Records with drawing code:
:::::

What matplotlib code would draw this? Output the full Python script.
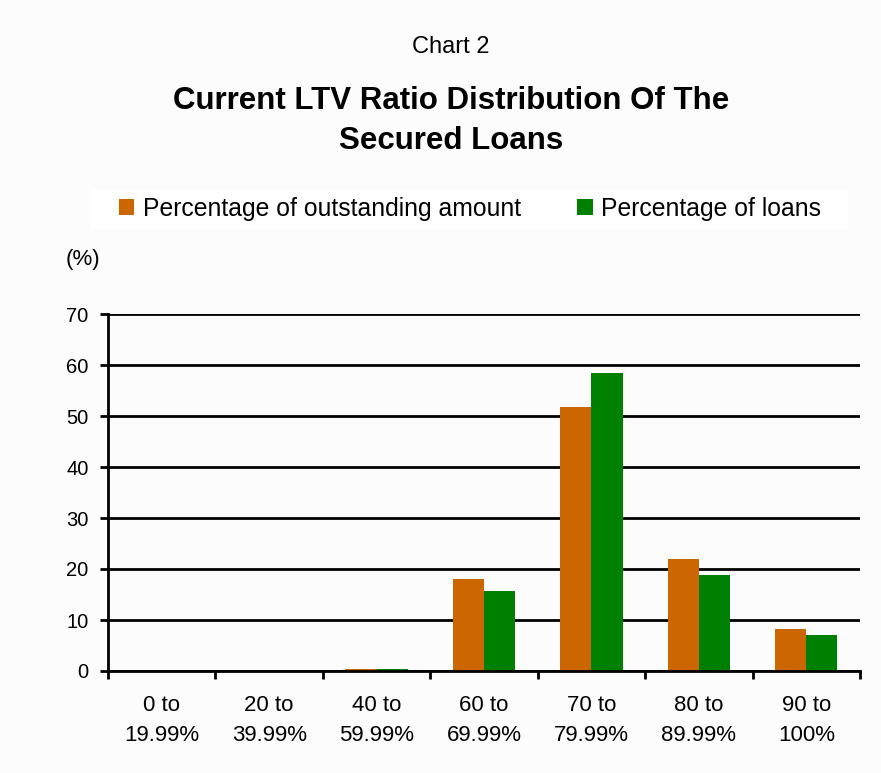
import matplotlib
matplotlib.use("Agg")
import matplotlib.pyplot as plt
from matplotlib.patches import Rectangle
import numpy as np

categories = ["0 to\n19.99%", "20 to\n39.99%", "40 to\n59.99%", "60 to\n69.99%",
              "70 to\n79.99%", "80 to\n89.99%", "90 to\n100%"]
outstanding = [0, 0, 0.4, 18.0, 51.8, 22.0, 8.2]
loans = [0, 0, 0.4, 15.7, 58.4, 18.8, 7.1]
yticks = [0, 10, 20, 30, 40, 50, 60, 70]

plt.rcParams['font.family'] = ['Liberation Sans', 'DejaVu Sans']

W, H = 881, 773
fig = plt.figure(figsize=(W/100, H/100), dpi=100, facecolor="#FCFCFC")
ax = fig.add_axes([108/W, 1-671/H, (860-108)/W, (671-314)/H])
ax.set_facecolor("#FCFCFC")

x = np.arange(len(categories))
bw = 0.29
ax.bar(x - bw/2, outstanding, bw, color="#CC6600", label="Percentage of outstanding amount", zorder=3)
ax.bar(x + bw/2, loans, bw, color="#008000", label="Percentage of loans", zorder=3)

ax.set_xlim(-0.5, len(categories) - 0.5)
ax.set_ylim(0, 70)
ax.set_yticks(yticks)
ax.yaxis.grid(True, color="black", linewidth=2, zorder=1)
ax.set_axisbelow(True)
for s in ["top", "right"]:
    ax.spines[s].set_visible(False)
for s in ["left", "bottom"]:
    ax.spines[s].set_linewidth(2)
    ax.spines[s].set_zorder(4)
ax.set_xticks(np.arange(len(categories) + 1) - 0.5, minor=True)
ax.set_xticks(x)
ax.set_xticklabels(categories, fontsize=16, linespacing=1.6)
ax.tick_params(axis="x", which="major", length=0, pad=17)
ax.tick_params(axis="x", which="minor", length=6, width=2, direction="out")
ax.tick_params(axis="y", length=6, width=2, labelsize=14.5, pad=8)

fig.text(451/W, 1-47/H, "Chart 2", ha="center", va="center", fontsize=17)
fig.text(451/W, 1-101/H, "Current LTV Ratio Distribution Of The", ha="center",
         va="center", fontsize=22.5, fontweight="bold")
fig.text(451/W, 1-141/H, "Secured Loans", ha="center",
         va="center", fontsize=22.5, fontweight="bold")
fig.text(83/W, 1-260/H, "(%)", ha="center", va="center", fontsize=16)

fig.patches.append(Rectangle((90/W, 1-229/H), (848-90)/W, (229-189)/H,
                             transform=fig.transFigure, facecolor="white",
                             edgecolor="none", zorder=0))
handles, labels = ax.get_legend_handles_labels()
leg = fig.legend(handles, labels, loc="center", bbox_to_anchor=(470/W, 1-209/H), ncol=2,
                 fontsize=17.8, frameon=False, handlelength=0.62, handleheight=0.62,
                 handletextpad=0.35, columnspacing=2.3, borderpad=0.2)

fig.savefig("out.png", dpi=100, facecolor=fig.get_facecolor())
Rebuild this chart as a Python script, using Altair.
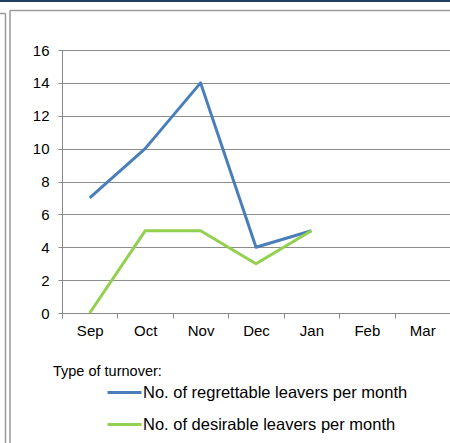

:::::

Exclude the pictures, and transcribe all of the material exactly.

■ EXERCISE OUTPUT
What matplotlib code would draw this? Output the full Python script.
import matplotlib
matplotlib.use("Agg")
import matplotlib.pyplot as plt
from matplotlib.patches import Rectangle
import numpy as np

categories = ["0 to\n19.99%", "20 to\n39.99%", "40 to\n59.99%", "60 to\n69.99%",
              "70 to\n79.99%", "80 to\n89.99%", "90 to\n100%"]
outstanding = [0, 0, 0.4, 18.0, 51.8, 22.0, 8.2]
loans = [0, 0, 0.4, 15.7, 58.4, 18.8, 7.1]
yticks = [0, 10, 20, 30, 40, 50, 60, 70]

plt.rcParams['font.family'] = ['Liberation Sans', 'DejaVu Sans']

W, H = 881, 773
fig = plt.figure(figsize=(W/100, H/100), dpi=100, facecolor="#FCFCFC")
ax = fig.add_axes([108/W, 1-671/H, (860-108)/W, (671-314)/H])
ax.set_facecolor("#FCFCFC")

x = np.arange(len(categories))
bw = 0.29
ax.bar(x - bw/2, outstanding, bw, color="#CC6600", label="Percentage of outstanding amount", zorder=3)
ax.bar(x + bw/2, loans, bw, color="#008000", label="Percentage of loans", zorder=3)

ax.set_xlim(-0.5, len(categories) - 0.5)
ax.set_ylim(0, 70)
ax.set_yticks(yticks)
ax.yaxis.grid(True, color="black", linewidth=2, zorder=1)
ax.set_axisbelow(True)
for s in ["top", "right"]:
    ax.spines[s].set_visible(False)
for s in ["left", "bottom"]:
    ax.spines[s].set_linewidth(2)
    ax.spines[s].set_zorder(4)
ax.set_xticks(np.arange(len(categories) + 1) - 0.5, minor=True)
ax.set_xticks(x)
ax.set_xticklabels(categories, fontsize=16, linespacing=1.6)
ax.tick_params(axis="x", which="major", length=0, pad=17)
ax.tick_params(axis="x", which="minor", length=6, width=2, direction="out")
ax.tick_params(axis="y", length=6, width=2, labelsize=14.5, pad=8)

fig.text(451/W, 1-47/H, "Chart 2", ha="center", va="center", fontsize=17)
fig.text(451/W, 1-101/H, "Current LTV Ratio Distribution Of The", ha="center",
         va="center", fontsize=22.5, fontweight="bold")
fig.text(451/W, 1-141/H, "Secured Loans", ha="center",
         va="center", fontsize=22.5, fontweight="bold")
fig.text(83/W, 1-260/H, "(%)", ha="center", va="center", fontsize=16)

fig.patches.append(Rectangle((90/W, 1-229/H), (848-90)/W, (229-189)/H,
                             transform=fig.transFigure, facecolor="white",
                             edgecolor="none", zorder=0))
handles, labels = ax.get_legend_handles_labels()
leg = fig.legend(handles, labels, loc="center", bbox_to_anchor=(470/W, 1-209/H), ncol=2,
                 fontsize=17.8, frameon=False, handlelength=0.62, handleheight=0.62,
                 handletextpad=0.35, columnspacing=2.3, borderpad=0.2)

fig.savefig("out.png", dpi=100, facecolor=fig.get_facecolor())
Rebuild this chart as a Python script, using Altair.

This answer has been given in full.